Raro abrir uma página ultimamente sem deparar com o trocadilho “escreviver”, usado para definir o trabalho de alguém —quase sempre de origem pobre ou atribulada, que foi salvo pelo fato de escrever. Donde “escreviver” é uma redenção, além de, pelo visto, algo muito original dada a quantidade de escritores que disputam a sua prática ou criação do termo. Não sei bem o que há de original em “escreviver”, mas posso garantir que seu uso não é de hoje.
O poeta e jornalista carioca José Lino Grünewald (1931-2000) já o empregou em 1965, num texto em que resumia seu cotidiano: “Viver/ escrever/ escreviver”. Depois, num poema concreto, em 1968, ampliou o mote para “Ver/ viver/ rever/ reviver/ escrever/ escreviver” e fez dele o poema-título de seu livro “Escreviver”, de 1987, com várias reedições. O termo foi também título de uma coletânea póstuma de seus artigos, “O Grau Zero do Escreviver”, organizada por José Guilherme Corrêa, em 2002, pela Perspectiva. Para mim, portanto, “escreviver” saiu de meu amigo e mestre José Lino, e sei que
ele nunca achou isso algo do outro mundo.
Mas é fatal. De repente, certas expressões entram em circulação no meio cultural e são adotadas como se definissem o jamais sonhado ou dito. Outra delas, mais recente, é “autoficção”.
O que será? Uma ficção autobiográfica? Uma autobiografia ficcional? Nenhuma das duas opções? A palavra parece ter sido cunhada pelo francês Serge Dubrovski, para explicar um de seus romances. O fato é que pegou e passou a definir o estilo de autores internacionais, como a também francesa Annie Ernaux, o português Antonio Lobo Antunes, o indiano Chary Niveditar, a japonesa Hitomi Kanehara e uma plêiade de brasileiros.

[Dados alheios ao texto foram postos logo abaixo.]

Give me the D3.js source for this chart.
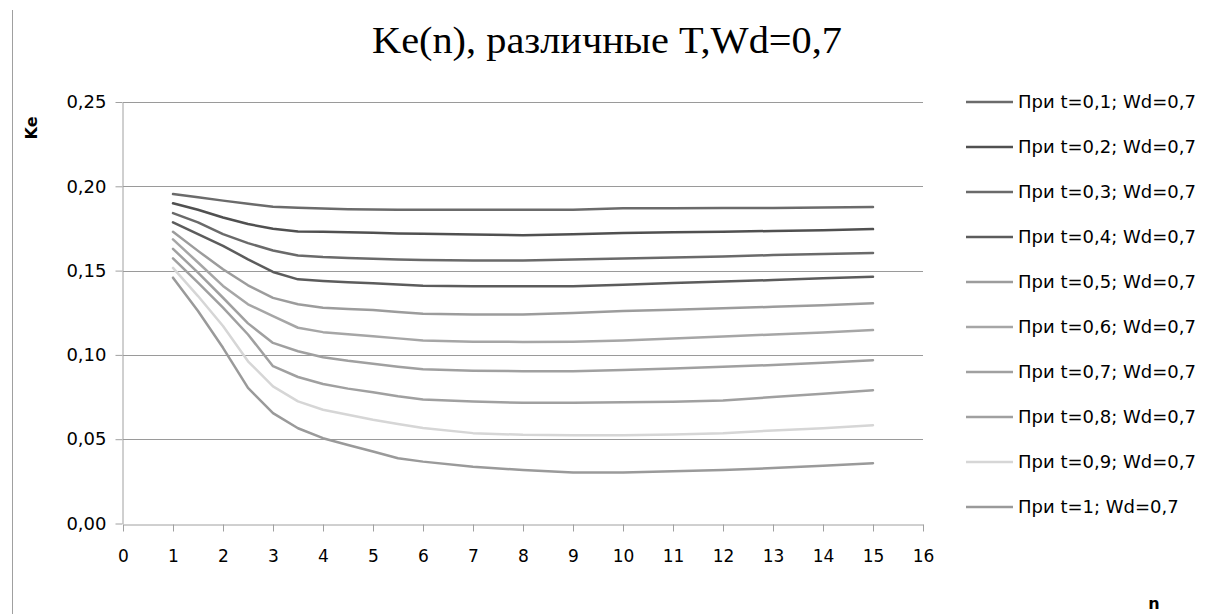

Mas, além do significado de “autoficção”, o que me pergunto é o que ela tem de novidade. Sempre achei que, em maior ou menor escala, todo ficcionista se coloca nas histórias que inventa. Aprendi isso ao ler a frase de Gustave Flaubert, em 1857, ao desmentir que sua Madame Bovary fosse inspirada em certa senhora. “Emma Bovary sou eu”, disse Flaubert. E pensou ter encerrado o assunto. Que nada.